An uneducated woman, trained to dependence, with no resources in herself must make a failure of any position in life. But society says women do not need a knowledge of the world, the liberal training that experience in public life must give, all the advantages of collegiate education; but when for the lack of all this, the woman’s happiness is wrecked, alone she bears her humiliation.…

In age, when the pleasures of youth are passed, children grown up, married and gone, … when the hands are weary of active service, … then men and women alike must fall back on their own resources. If they cannot find companionship in books, if they have no interest in the vital questions of the hour, no interest in watching the consummation of reforms, with which they might have been identified, they soon pass into their dotage. The more fully the faculties of the mind are developed and kept in use, the longer the period of vigor and active interest in all around us continues. If from a lifelong participation in public affairs a woman feels responsible for the laws regulating our system of education, the discipline of our jails and prisons, the sanitary conditions of our private homes, public buildings, and thoroughfares, an interest in commerce, finance, our foreign relations, in any or all of these questions, here solitude will at least be respectable, and she will not be driven to gossip or scandal for entertainment.…
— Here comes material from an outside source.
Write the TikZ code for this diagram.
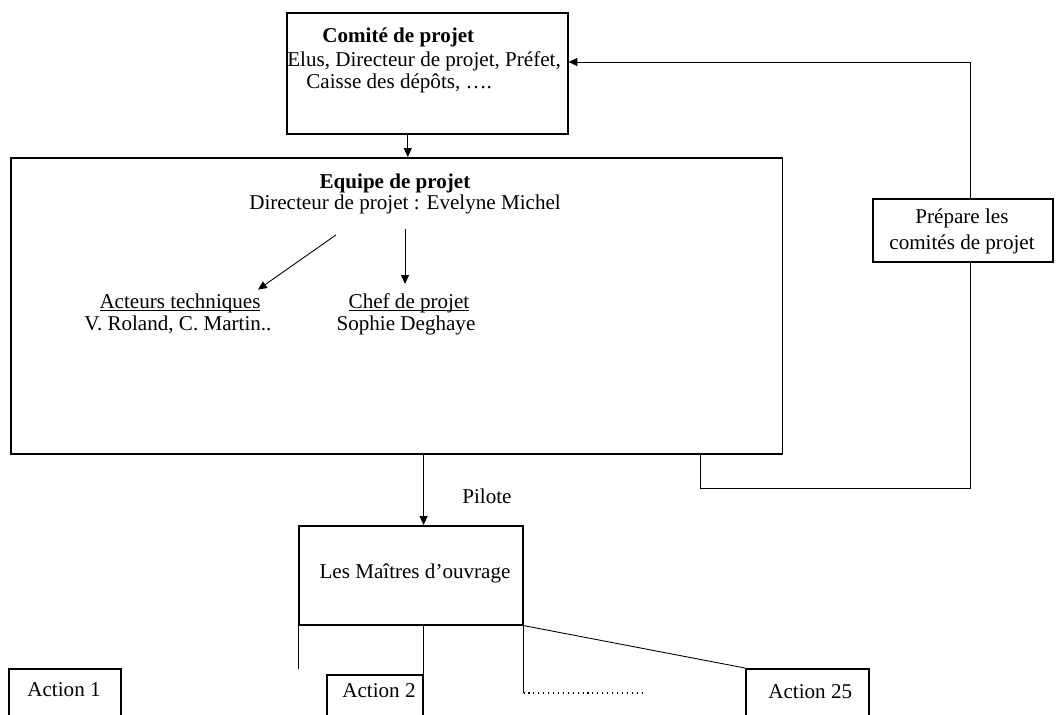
\documentclass[tikz,border=0pt]{standalone}
\usepackage{fontspec}
\setmainfont{Liberation Serif}
\usepackage{tikz}
\usetikzlibrary{arrows.meta,calc}
\tikzset{>={Triangle[length=5pt,width=4.5pt]}}
\newcommand{\souligne}[1]{\underline{\smash{#1}}}
\tikzset{
  cadre/.style={draw,line width=0.9pt,anchor=north west,inner sep=0pt},
  ligne/.style={font=\fontsize{12}{14}\selectfont,inner sep=0pt},
  lien/.style={line width=0.5pt},
}

\begin{document}
\begin{tikzpicture}[x=0.02cm,y=-0.02cm]
\clip (0,0) rectangle (1059,714);
% cadres
\node[cadre,minimum width=5.62cm,minimum height=2.42cm] (comite) at (286,12) {};
\node[cadre,minimum width=15.44cm,minimum height=5.92cm] (equipe) at (10,157) {};
\node[cadre,minimum width=3.6cm,minimum height=1.26cm] (prepare) at (872,198) {};
\node[cadre,minimum width=4.48cm,minimum height=1.98cm] (maitres) at (298,525) {};
\node[cadre,minimum width=2.24cm,minimum height=1.2cm] (action1) at (8,668) {};
\node[cadre,minimum width=1.92cm,minimum height=1.2cm] (action2) at (326,674) {};
\node[cadre,minimum width=2.46cm,minimum height=1.2cm] (action25) at (745,668) {};
% textes
\node[ligne,anchor=base west] (comtitre) at (322,42) {\textbf{Comité de projet}};
\node[ligne,anchor=base west] (comelus) at (287,66) {Elus, Directeur de projet, Préfet,};
\node[ligne,anchor=base west] (comcaisse) at (306,88) {Caisse des dépôts, \ldots.};
\node[ligne,anchor=base] (eqtitre) at (395,188) {\textbf{Equipe de projet}};
\node[ligne,anchor=base] (dirtxt) at (405,209) {Directeur de projet : Evelyne Michel};
\node[ligne,anchor=base] (acteurs) at (180,308) {\souligne{Acteurs techniques}};
\node[ligne,anchor=base] (acteursnoms) at (178,330) {V. Roland, C. Martin..};
\node[ligne,anchor=base] (chef) at (409,308) {\souligne{Chef de projet}};
\node[ligne,anchor=base] (chefnom) at (406,330) {Sophie Deghaye};
\node[ligne,anchor=base] (preptxt) at (962,223) {Prépare les};
\node[ligne,anchor=base] (prepcom) at (962,249) {comités de projet};
\node[ligne,anchor=base west] (pilote) at (462,503) {Pilote};
\node[ligne,anchor=base] (maitrestxt) at (415,578) {Les Maîtres d'ouvrage};
\node[ligne,anchor=base] (act1txt) at (64,696) {Action 1};
\node[ligne,anchor=base west] (act2txt) at (342,697) {Action 2};
\node[ligne,anchor=base west] (act25txt) at (768,698) {Action 25};
% liens
\coordinate (retour) at (700,488);
\coordinate (renvoi) at (970,62);
\coordinate (pointille) at (643,693);
\draw[lien,->] ([xshift=-0.39cm]comite.south) -- ([xshift=-0.39cm]comite.south |- equipe.north);
\draw[lien,->] ($(dirtxt.south)+(-69,21)$) -- ($(acteurs.north)+(78,-18)$);
\draw[lien,->] ($(dirtxt.south)+(0,15)$) -- ($(dirtxt.south)+(0,70)$);
\draw[lien] (equipe.south -| retour) -- (retour) -| (prepare.south -| renvoi);
\draw[lien,->] (prepare.north -| renvoi) -- (renvoi) -- (renvoi -| comite.east);
\draw[lien,->] (equipe.south -| action2.east) -- (maitres.north -| action2.east);
\draw[lien] (maitres.south -| action2.east) -- (action2.north east);
\draw[lien] (maitres.south west) -- ++(0,43);
\draw[lien] (maitres.south east) -- (maitres.south east |- pointille);
\draw[lien,line width=0.6pt,dash pattern=on 0.6pt off 2.2pt] (maitres.south east |- pointille) -- (pointille);
\draw[lien] (maitres.south east) -- (action25.north west);
\end{tikzpicture}
\end{document}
Nothing strengthens the judgment and quickens the conscience like individual responsibility. Nothing adds such dignity to character as the recognition of one’s self-sovereignty. … Seeing, then that the responsibilities of life rests equally on man and woman, that their destiny is the same, they need the same preparation for time and eternity. … Rich and poor, intelligent and ignorant, wise and foolish, virtuous and vicious, man and woman, it is ever the same, each soul must depend wholly on itself.…

But when … women are recognized as individuals, responsible for their own environments, thoroughly educated for all the positions in life they may be called to fill; with all the resources in themselves that liberal thought and broad culture can give; guided by their own conscience an judgment; trained to self-protection by a healthy development of the muscular system and skill in the use of weapons of defense, and stimulated to self-support by the knowledge of the business world and the pleasure that pecuniary independence must ever give; … they will, in a measure, be fitted for those hours of solitude that come alike to all.…

Women are already the equals of men in the whole of realm of thought, in art, science, literature, and government. … The poetry and novels of the century are theirs, and they have touched the keynote of reform in religion, politics, and social life. … Such is the type of womanhood that an enlightened public sentiment welcomes today, and such the triumph of the facts of life over the false theories of the past.

Is it, then, consistent to hold the developed woman of this day within the same narrow political limits as the dame with the spinning wheel and knitting needle occupied in the past? No! no!…

We see reason sufficient in the outer conditions of human being for individual liberty and development, but when we consider the self dependence of every human soul we see the need of courage, judgment, and the exercise of every faculty of mind and body, strengthened and developed by use, in woman as well as man.…

In the supreme moments of danger, alone, woman must ever meet the horrors of the situation; the Angel of Death even makes no royal pathway for her.… In that solemn solitude of self, that links us with the immeasurable and the eternal, each soul lives alone forever.…

Such is individual life. Who, I ask you, can take, dare take, on himself the rights, the duties, the responsibilities of another human soul?